WHAT IS ASKED: Write out again, exactly as they appear, the lines from the line with "What matplotlib code" through the line with "plt.rcParams['mathtext.rm'] = 'Lato'". Do not include any pictures.

● ● ●

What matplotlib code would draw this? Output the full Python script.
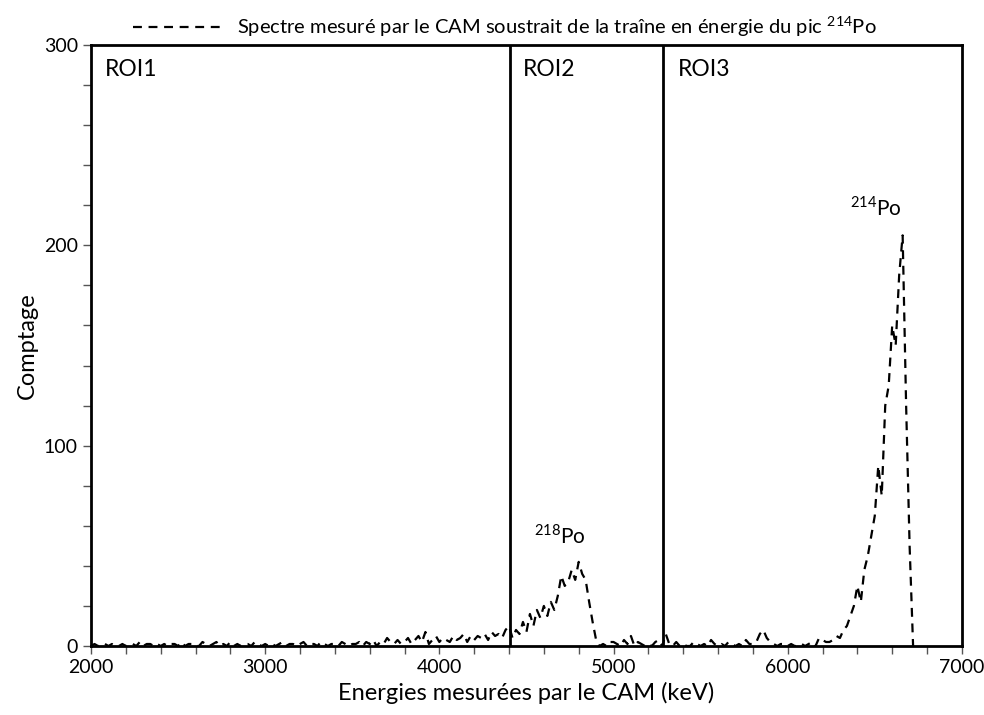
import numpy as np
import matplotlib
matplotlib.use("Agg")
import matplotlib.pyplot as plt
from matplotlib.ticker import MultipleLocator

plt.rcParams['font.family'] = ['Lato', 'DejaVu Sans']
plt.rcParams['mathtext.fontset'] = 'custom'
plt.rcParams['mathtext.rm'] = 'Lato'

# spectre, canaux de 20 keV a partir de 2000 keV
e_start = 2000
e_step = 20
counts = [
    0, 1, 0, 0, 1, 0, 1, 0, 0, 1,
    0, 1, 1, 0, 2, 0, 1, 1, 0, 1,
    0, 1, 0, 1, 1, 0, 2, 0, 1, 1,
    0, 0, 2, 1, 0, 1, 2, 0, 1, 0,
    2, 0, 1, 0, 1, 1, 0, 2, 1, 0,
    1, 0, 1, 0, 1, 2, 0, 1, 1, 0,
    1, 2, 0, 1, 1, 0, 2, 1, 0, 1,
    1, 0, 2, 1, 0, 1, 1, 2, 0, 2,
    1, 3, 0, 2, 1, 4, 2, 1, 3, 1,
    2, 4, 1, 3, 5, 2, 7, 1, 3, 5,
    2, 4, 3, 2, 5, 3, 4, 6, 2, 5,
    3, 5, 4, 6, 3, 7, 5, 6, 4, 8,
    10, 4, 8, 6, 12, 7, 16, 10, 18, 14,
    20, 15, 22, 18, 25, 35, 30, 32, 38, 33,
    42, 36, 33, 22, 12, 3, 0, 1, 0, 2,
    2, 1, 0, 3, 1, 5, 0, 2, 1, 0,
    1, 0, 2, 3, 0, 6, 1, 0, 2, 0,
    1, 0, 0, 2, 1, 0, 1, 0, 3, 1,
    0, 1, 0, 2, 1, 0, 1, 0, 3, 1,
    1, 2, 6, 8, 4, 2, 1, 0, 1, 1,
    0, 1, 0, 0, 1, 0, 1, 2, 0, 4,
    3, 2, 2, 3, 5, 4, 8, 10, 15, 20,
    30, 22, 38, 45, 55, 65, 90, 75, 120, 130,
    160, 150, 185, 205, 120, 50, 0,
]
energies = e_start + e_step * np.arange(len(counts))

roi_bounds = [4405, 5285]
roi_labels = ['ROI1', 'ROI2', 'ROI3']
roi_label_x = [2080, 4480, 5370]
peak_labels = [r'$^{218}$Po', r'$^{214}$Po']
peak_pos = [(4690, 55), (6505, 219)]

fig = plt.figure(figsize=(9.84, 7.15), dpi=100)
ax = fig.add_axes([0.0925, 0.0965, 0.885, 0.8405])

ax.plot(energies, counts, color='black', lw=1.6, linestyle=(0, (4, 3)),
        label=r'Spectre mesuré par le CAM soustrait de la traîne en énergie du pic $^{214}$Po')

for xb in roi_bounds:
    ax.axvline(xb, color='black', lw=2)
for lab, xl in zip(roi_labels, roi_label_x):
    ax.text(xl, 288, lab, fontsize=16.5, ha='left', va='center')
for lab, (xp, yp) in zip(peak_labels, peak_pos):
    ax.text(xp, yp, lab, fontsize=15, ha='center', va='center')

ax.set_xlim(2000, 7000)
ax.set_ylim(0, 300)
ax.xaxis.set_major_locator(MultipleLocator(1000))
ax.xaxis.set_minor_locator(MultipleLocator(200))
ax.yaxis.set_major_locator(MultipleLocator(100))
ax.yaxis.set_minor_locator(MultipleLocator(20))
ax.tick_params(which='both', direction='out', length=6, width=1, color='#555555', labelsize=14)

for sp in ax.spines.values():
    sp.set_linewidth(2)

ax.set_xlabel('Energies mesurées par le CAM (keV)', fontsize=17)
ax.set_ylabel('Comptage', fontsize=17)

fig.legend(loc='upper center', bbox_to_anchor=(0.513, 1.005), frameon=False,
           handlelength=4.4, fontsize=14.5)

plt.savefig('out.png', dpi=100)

● ● ●

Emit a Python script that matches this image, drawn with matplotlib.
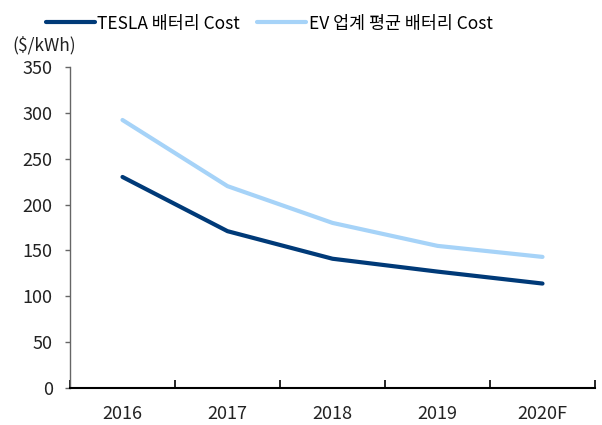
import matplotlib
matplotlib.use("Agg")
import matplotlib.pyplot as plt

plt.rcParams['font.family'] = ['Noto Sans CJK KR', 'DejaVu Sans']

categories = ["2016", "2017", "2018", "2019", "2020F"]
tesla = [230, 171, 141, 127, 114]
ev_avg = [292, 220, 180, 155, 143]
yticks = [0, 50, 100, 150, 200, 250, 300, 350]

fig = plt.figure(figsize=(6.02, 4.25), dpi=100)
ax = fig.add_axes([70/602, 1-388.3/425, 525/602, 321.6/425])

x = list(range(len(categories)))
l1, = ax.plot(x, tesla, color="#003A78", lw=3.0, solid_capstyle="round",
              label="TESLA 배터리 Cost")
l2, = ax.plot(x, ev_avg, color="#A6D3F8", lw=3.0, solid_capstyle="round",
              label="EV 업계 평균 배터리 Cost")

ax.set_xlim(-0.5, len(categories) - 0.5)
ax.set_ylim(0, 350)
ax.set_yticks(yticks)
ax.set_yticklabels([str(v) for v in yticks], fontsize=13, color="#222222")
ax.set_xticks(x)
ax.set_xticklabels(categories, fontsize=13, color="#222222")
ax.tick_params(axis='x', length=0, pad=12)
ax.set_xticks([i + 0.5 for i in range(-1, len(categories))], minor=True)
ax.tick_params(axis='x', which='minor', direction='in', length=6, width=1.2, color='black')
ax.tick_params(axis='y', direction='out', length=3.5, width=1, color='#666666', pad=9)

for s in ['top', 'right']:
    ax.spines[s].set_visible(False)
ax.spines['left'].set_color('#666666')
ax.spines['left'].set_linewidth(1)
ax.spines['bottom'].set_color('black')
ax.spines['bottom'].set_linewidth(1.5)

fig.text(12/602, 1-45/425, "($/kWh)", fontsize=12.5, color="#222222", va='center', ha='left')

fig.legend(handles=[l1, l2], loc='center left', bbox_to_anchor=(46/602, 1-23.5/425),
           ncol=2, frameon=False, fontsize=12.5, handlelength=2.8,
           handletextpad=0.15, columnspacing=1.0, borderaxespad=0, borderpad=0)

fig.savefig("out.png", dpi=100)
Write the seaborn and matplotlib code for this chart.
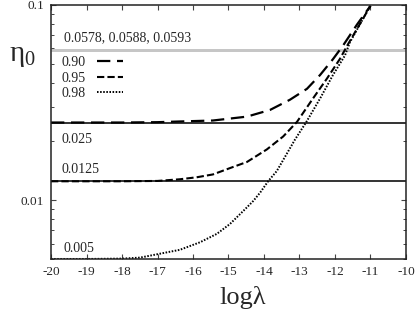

● ● ●

CORRECT RESPONSE:
What matplotlib code would draw this? Output the full Python script.
import numpy as np
import matplotlib
matplotlib.use("Agg")
import matplotlib.pyplot as plt
from matplotlib.ticker import MultipleLocator

plt.rcParams['font.family'] = ['Lato', 'DejaVu Sans']
plt.rcParams['mathtext.fontset'] = 'custom'
plt.rcParams['mathtext.rm'] = 'Lato'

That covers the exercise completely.